Anesthetic may be injected around the vicinity of the mandibular foramen in a procedure known as an inferior alveolar nerve block. When correctly performed, all mandibular teeth on the ipsilateral side of the mandible are anesthetized, in addition to skin of lower lip and chin, gingivae, and mucosa associated with the lower lip and mandibular teeth (afferent innervation from branches of inferior alveolar n.). Issues may arise if injection of anesthetic occurs in structures adjacent to the mandibular foramen, such as the medial pterygoid m. or parotid gland.
7. What key autonomic ganglia and pathways are associated with the mandibular n. (V3)?
The otic ganglion is closely associated with the trunk of the mandibular n. (V3). The otic ganglion is a parasympathetic ganglion associated in location with the deep portion of the mandibular n. (V3) trunk, just inferior to the foramen ovale. The otic ganglion receives preganglionic parasympathetic fibers from the lesser petrosal n. (glossopharyngeal n. → tympanic n. → lesser petrosal n.). Postganglionic fibers are transmitted to the parotid gland via the auriculotemporal n. (of V3).
The chorda tympani is a branch of the facial n. (CN VII) that enters the infratemporal fossa via the petrotympanic fissure. Its fibers join the lingual n. (a branch of V3) en route to the submandibular ganglion. Postganglionic fibers from the submandibular ganglion innervate the submandibular and sublingual glands. Chorda tympani also conducts special sensation (taste) from the presulcal part (anterior 2/3rds) of the tongue.
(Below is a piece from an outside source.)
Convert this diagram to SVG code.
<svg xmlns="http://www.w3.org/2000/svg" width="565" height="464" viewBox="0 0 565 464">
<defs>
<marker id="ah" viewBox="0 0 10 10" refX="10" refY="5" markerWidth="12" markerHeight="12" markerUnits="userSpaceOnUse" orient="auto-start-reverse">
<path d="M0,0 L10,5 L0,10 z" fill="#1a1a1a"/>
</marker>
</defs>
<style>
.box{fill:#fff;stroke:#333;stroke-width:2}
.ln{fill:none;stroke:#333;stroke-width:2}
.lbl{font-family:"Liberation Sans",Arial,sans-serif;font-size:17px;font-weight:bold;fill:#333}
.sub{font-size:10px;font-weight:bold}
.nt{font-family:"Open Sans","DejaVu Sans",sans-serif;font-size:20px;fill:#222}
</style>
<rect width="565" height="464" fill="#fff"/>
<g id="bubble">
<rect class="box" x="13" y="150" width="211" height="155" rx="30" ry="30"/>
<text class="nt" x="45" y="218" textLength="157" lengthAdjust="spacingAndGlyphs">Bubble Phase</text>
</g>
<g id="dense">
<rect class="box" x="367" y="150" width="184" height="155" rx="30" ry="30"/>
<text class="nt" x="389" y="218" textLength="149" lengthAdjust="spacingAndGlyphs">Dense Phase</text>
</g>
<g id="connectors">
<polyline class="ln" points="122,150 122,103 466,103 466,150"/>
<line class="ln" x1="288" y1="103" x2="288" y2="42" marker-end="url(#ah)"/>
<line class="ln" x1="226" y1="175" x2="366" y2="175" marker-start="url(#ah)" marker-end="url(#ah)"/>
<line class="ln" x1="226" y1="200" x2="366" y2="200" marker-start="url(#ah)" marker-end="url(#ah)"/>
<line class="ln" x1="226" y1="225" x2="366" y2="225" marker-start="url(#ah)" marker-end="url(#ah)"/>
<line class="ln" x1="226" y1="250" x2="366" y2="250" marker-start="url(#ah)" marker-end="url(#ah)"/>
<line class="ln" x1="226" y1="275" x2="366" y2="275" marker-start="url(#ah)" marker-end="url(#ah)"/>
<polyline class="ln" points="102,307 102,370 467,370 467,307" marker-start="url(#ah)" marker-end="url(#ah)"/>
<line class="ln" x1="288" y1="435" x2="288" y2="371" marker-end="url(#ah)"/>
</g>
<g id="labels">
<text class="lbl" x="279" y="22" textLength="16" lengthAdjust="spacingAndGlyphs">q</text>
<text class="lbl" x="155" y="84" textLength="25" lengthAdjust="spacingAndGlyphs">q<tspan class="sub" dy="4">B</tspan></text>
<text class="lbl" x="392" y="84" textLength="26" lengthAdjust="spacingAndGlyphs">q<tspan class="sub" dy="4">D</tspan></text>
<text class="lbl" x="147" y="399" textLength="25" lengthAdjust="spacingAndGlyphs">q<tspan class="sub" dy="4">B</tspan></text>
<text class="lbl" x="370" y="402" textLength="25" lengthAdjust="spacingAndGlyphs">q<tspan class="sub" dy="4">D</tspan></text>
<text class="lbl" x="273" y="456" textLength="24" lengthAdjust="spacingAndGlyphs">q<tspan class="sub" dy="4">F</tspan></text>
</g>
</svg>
8. What is the pterygoid venous plexus?
The pterygoid plexus of veins is located around the muscles of mastication and surrounding the 2nd part of the maxillary a. (pterygoid part). These veins are typically large in caliber and obvious during dissection.
This plexus has numerous tributaries, including alveolar brs., buccal, deep temporal, greater palatine, masseteric, middle meningeal, and sphenopalatine.
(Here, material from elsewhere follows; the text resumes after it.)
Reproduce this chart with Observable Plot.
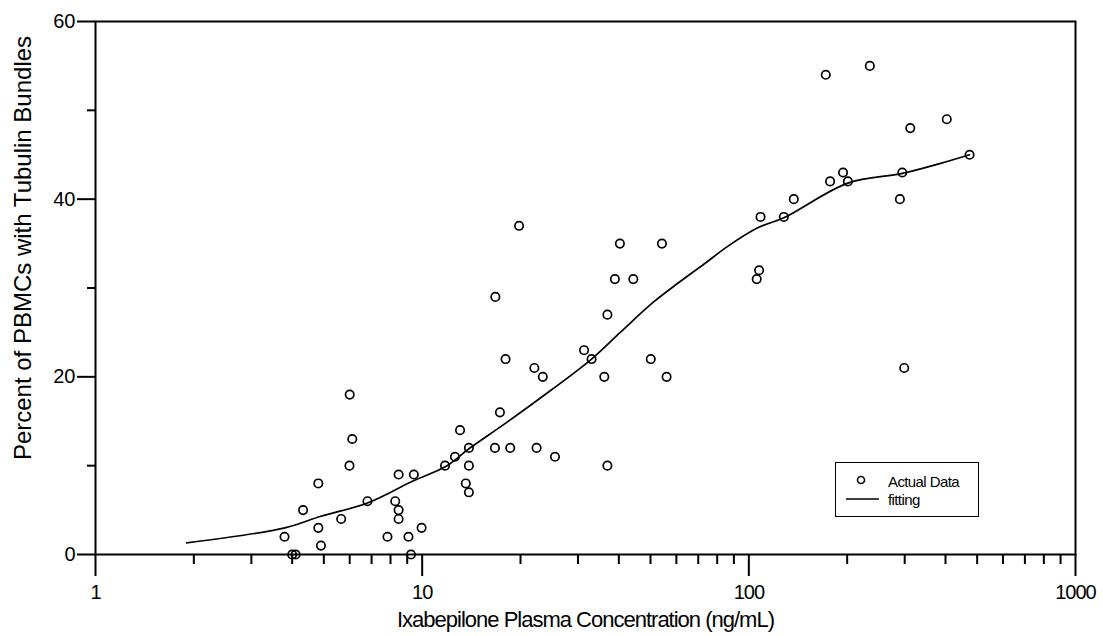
<!DOCTYPE html>
<html>
<head>
<meta charset="utf-8">
<script src="https://cdn.jsdelivr.net/npm/d3@7"></script>
<script src="https://cdn.jsdelivr.net/npm/@observablehq/plot@0.6"></script>
<style>
  html, body { margin: 0; padding: 0; background: #fff; }
  #chart { position: relative; width: 1103px; height: 636px; font-family: "Liberation Sans", Arial, sans-serif; }
  #legend {
    position: absolute; left: 835px; top: 462px; width: 144px; height: 55px;
    border: 1.5px solid #000; box-sizing: border-box; background: #fff;
  }
  #legend svg { position: absolute; left: 0; top: 0; }
  #legend .lab { position: absolute; left: 52px; font-size: 15px; letter-spacing: -0.6px; color: #000; line-height: 1; }
</style>
</head>
<body>
<div id="chart"></div>
<script>
// Ixabepilone plasma concentration (ng/mL) and percent of PBMCs with tubulin bundles
const concentration = [
  3.79, 4.0, 4.1, 4.32, 4.81, 4.81, 4.9, 5.65, 6.0, 6.11, 5.99, 6.8, 7.83, 8.27, 8.47, 8.47, 8.47,
  9.08, 9.24, 9.43, 9.96, 11.75, 12.6, 13.06, 13.9, 13.9, 13.6, 13.9,
  16.75, 17.3, 16.7, 18.0, 18.6, 19.8, 22.05, 23.4, 22.4, 25.5, 31.3, 33.0, 36.1, 36.9, 36.9,
  38.9, 40.3, 44.3, 50.1, 54.2, 56.0,
  105.7, 107.5, 108.6, 128, 137.3, 172, 177.3, 194.3, 201, 234.6, 290, 295, 299, 312, 403.6, 474
];
const percentBundled = [
  2, 0, 0, 5, 8, 3, 1, 4, 18, 13, 10, 6, 2, 6, 5, 4, 9,
  2, 0, 9, 3, 10, 11, 14, 12, 10, 8, 7,
  29, 16, 12, 22, 12, 37, 21, 20, 12, 11, 23, 22, 20, 27, 10,
  31, 35, 31, 22, 35, 20,
  31, 32, 38, 38, 40, 54, 42, 43, 42, 55, 40, 43, 21, 48, 49, 45
];

// Fitted concentration-response curve
const fitConcentration = [1.9, 3.8, 4.9, 6.8, 9.4, 11.8, 13.9, 18.2, 24.6, 33, 40.4, 51, 61.5, 74.2, 85.5, 106.8, 128, 201, 295, 384, 474];
const fitPercent = [1.3, 3.0, 4.3, 5.8, 8.3, 9.9, 11.9, 14.9, 18.4, 22, 25, 28.4, 30.7, 32.9, 34.6, 36.8, 37.9, 41.8, 42.9, 44, 45];

// Axis ticks
const xMajorTicks = [1, 10, 100, 1000];
const xMinorTicks = [2, 3, 4, 5, 6, 7, 8, 9, 20, 30, 40, 50, 60, 70, 80, 90, 200, 300, 400, 500, 600, 700, 800, 900];
const yMajorTicks = [0, 20, 40, 60];
const yMinorTicks = [10, 30, 50];

const xTitle = "Ixabepilone Plasma Concentration (ng/mL)";
const yTitle = "Percent of PBMCs with Tubulin Bundles";

const points = concentration.map((c, i) => ({c, p: percentBundled[i]}));
const fit = fitConcentration.map((c, i) => ({c, p: fitPercent[i]}));

const plot = Plot.plot({
  width: 1103,
  height: 636,
  marginLeft: 95,
  marginRight: 28,
  marginTop: 21,
  marginBottom: 82,
  style: {fontFamily: "'Liberation Sans', Arial, sans-serif", color: "#000", background: "#fff", overflow: "visible"},
  x: {type: "log", domain: [1, 1000]},
  y: {domain: [0, 60]},
  marks: [
    Plot.frame({stroke: "#000", strokeWidth: 2}),
    Plot.axisX(xMajorTicks, {tickSize: 22, tickPadding: 8, tickFormat: d => String(d), fontSize: 20, strokeWidth: 2, label: null}),
    Plot.axisX(xMinorTicks, {tickSize: 10, tickFormat: () => "", strokeWidth: 2, label: null}),
    Plot.axisY(yMajorTicks, {tickSize: 18, tickPadding: 2, fontSize: 20, strokeWidth: 2, label: null}),
    Plot.axisY(yMinorTicks, {tickSize: 8, tickFormat: () => "", strokeWidth: 2, label: null}),
    Plot.line(fit, {x: "c", y: "p", curve: "catmull-rom", stroke: "#000", strokeWidth: 1.7}),
    Plot.dot(points, {x: "c", y: "p", r: 4.2, stroke: "#000", strokeWidth: 1.7, fill: "none"}),
    Plot.text([xTitle], {frameAnchor: "bottom", textAnchor: "middle", lineAnchor: "middle", dy: 65, fontSize: 22, text: d => d, fill: "#000"}),
    Plot.text([yTitle], {frameAnchor: "left", textAnchor: "middle", lineAnchor: "middle", dx: -72, dy: -40, rotate: -90, fontSize: 24, text: d => d, fill: "#000"})
  ]
});
plot.querySelectorAll("text").forEach(t => {
  if (t.textContent === xTitle) t.setAttribute("letter-spacing", "-1");
});
plot.querySelectorAll("g[aria-label='x-axis tick label'] text").forEach(t => t.setAttribute("letter-spacing", "-1"));

const chart = document.getElementById("chart");
chart.appendChild(plot);

// Legend box inside the plot area
const legend = document.createElement("div");
legend.id = "legend";
legend.innerHTML = `
  <svg width="144" height="55">
    <circle cx="25" cy="17" r="3.5" fill="none" stroke="#000" stroke-width="1.6"></circle>
    <line x1="10" x2="43" y1="36" y2="36" stroke="#000" stroke-width="1.6"></line>
  </svg>
  <div class="lab" style="top:11px">Actual Data</div>
  <div class="lab" style="top:29px">fitting</div>`;
chart.appendChild(legend);
</script>
</body>
</html>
The pterygoid plexus of veins communicates with three adjacent regions through common venous routes for spread of infectious materials, including:
- Cavernous sinus
- Via small veins that pass through the foramen lacerum and ovale, as well as emissary foramina
- Face through the facial v.
- Via the deep facial v.
- Via the inferior ophthalmic v.
The maxillary v. is formed by the coalescence of veins from the pterygoid plexus of veins, accompanies the maxillary a., first part (mandibular part), and joins with the superficial temporal v. to form the retromandibular v.
9. What are the major branches of the maxillary a. that supply the muscles of mastication, the meninges, and TMJ?
Arteries that supply muscles of mastication
- Deep temporal aa. - supply to temporalis m.; anterior and posterior branches
- Masseteric a. - supply to masseter m.; may be additional supply to TMJ
- Pterygoid aa. - supply to lateral & medial pterygoid mm.
Arteries that supply meninges
- Middle meningeal a. - supply to bones of cranial vault and meninges
- Typically the first branch of the maxillary a.
- Passes between auriculotemporal n. fibers
- Enters skull via foramen spinosum
- Accessory meningeal a. (when present) - small supply to meninges; more notable in supply to pterygoid mm. and tensor veli palatini m.
- Enters skull via foramen ovale
Arteries that supply TMJ
- Maxillary a.
- Many branches of the maxillary a. will supply TMJ medially
- Superficial temporal a.
- Branches of superficial temporal a. will supply TMJ laterally
The maxillary a. and superficial temporal a. are the terminal branches of the external carotid a. (ECA).